**WHAT YOU WILL DO:** Copy exactly the lines of the material below that run from the one containing "Clone this diagram in TikZ." through the one containing "(dir) at (211,33.5)". Copy no other lines.

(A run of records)
○ ○ ○

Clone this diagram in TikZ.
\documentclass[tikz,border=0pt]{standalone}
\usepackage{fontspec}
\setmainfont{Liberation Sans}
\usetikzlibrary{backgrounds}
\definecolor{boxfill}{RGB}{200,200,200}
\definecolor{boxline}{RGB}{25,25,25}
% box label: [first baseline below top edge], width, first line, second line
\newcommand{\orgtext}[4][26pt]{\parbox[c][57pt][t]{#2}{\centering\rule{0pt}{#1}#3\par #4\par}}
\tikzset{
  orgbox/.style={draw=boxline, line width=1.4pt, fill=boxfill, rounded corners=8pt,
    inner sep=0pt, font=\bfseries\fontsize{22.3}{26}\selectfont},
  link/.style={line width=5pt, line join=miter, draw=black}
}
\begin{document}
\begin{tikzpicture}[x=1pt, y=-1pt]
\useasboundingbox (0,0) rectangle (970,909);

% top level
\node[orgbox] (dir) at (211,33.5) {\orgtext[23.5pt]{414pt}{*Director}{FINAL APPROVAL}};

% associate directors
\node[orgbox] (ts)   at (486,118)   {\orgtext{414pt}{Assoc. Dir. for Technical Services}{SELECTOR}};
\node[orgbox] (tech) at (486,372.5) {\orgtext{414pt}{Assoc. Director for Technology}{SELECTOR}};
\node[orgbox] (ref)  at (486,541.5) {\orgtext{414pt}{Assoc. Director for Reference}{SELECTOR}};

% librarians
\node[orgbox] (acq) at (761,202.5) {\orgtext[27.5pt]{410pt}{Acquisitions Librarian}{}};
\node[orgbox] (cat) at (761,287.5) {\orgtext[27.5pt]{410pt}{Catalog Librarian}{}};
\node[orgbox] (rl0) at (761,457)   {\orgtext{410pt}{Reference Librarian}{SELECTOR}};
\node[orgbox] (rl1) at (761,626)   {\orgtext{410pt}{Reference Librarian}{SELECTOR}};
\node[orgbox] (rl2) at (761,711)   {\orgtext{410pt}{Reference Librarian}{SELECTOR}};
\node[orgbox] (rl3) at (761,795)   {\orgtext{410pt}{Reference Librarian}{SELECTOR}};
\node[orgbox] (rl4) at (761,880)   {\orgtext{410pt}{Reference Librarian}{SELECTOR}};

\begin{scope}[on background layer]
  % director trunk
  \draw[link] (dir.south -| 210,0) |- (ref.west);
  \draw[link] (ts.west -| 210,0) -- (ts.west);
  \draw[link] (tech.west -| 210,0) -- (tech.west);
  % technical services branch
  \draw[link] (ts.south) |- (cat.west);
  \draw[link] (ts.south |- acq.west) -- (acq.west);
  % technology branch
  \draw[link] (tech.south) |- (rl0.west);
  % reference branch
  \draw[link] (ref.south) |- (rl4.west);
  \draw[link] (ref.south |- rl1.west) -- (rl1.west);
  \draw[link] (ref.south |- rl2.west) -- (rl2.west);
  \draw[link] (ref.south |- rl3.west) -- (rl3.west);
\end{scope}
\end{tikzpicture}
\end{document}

○ ○ ○

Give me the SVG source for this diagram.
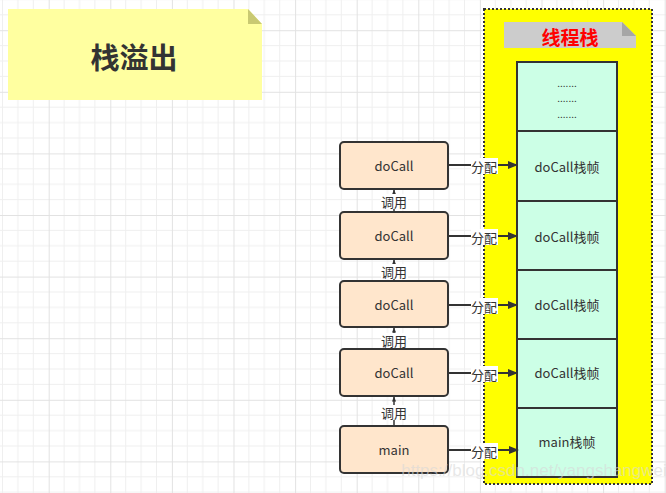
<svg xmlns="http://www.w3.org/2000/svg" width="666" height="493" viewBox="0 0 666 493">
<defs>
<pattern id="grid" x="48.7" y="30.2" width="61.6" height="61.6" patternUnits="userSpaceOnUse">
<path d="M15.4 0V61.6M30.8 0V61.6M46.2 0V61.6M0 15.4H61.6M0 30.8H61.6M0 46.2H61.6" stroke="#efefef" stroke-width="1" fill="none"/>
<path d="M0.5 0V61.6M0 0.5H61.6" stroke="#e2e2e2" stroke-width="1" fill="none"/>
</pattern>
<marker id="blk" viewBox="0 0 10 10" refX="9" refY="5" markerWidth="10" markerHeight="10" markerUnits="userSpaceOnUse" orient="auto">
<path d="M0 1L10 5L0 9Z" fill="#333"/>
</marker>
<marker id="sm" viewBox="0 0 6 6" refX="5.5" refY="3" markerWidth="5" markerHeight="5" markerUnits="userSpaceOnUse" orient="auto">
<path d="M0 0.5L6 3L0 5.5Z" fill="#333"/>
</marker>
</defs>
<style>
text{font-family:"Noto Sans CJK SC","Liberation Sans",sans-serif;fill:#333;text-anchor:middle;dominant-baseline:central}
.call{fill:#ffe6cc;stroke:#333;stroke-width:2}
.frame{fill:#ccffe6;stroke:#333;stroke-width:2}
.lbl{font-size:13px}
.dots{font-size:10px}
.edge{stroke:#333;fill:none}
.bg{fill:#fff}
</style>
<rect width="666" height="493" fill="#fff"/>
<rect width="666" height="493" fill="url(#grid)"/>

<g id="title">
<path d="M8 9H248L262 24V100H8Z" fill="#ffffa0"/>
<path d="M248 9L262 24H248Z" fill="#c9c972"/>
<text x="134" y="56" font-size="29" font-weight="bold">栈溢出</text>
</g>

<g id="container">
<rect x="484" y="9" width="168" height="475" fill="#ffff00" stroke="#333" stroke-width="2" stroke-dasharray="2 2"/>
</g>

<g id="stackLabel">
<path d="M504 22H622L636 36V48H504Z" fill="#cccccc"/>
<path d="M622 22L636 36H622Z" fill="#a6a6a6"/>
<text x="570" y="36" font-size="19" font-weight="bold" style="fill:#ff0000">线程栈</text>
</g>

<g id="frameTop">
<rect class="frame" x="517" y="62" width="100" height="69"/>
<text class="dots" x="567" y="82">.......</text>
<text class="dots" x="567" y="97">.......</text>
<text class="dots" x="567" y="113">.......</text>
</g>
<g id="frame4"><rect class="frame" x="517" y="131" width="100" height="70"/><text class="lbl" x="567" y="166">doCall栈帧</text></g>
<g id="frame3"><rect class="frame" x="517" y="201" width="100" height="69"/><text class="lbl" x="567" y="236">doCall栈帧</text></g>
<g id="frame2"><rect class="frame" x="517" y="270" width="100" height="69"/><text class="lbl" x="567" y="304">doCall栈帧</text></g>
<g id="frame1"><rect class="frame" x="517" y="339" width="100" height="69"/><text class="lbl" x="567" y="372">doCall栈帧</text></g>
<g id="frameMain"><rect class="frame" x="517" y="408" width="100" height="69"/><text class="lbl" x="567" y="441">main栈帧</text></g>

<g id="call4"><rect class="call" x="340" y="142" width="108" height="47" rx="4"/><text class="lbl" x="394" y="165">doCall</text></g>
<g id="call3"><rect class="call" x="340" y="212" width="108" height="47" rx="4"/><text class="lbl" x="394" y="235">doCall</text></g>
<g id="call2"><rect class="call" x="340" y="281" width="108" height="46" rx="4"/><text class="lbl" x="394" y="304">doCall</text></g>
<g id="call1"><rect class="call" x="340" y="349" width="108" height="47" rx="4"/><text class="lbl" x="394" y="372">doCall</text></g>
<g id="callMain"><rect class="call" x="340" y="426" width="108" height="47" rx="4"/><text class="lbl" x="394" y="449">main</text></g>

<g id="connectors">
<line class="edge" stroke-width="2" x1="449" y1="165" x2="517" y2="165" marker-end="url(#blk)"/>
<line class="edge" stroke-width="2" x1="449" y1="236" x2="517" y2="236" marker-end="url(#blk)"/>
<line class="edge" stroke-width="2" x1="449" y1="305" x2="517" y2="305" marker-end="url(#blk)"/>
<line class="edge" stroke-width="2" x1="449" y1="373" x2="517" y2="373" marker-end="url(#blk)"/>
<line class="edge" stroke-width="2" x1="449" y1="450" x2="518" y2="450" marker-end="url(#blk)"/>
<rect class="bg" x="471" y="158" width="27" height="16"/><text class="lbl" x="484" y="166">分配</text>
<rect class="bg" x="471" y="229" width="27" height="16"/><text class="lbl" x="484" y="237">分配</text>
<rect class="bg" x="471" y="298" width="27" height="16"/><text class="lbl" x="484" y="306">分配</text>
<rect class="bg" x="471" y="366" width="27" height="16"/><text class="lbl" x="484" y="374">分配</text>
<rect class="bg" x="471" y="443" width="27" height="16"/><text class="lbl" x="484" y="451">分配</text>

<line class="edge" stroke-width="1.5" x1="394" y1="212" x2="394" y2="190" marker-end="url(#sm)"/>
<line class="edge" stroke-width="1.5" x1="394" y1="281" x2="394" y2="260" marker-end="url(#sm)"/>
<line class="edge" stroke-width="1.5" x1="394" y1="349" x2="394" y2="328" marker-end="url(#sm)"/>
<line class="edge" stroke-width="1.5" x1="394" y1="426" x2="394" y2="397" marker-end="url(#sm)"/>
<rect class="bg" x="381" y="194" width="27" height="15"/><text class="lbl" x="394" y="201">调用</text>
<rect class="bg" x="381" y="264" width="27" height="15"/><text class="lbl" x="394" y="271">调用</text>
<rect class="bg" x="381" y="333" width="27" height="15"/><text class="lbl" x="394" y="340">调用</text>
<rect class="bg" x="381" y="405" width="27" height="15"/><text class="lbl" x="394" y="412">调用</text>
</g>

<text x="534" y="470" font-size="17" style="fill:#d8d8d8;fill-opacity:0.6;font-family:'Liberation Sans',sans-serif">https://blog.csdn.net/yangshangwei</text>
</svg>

○ ○ ○

**EXERCISE ANSWER:**
Clone this diagram in TikZ.
\documentclass[tikz,border=0pt]{standalone}
\usepackage{fontspec}
\setmainfont{Liberation Sans}
\usetikzlibrary{backgrounds}
\definecolor{boxfill}{RGB}{200,200,200}
\definecolor{boxline}{RGB}{25,25,25}
% box label: [first baseline below top edge], width, first line, second line
\newcommand{\orgtext}[4][26pt]{\parbox[c][57pt][t]{#2}{\centering\rule{0pt}{#1}#3\par #4\par}}
\tikzset{
  orgbox/.style={draw=boxline, line width=1.4pt, fill=boxfill, rounded corners=8pt,
    inner sep=0pt, font=\bfseries\fontsize{22.3}{26}\selectfont},
  link/.style={line width=5pt, line join=miter, draw=black}
}
\begin{document}
\begin{tikzpicture}[x=1pt, y=-1pt]
\useasboundingbox (0,0) rectangle (970,909);

% top level
\node[orgbox] (dir) at (211,33.5) {\orgtext[23.5pt]{414pt}{*Director}{FINAL APPROVAL}};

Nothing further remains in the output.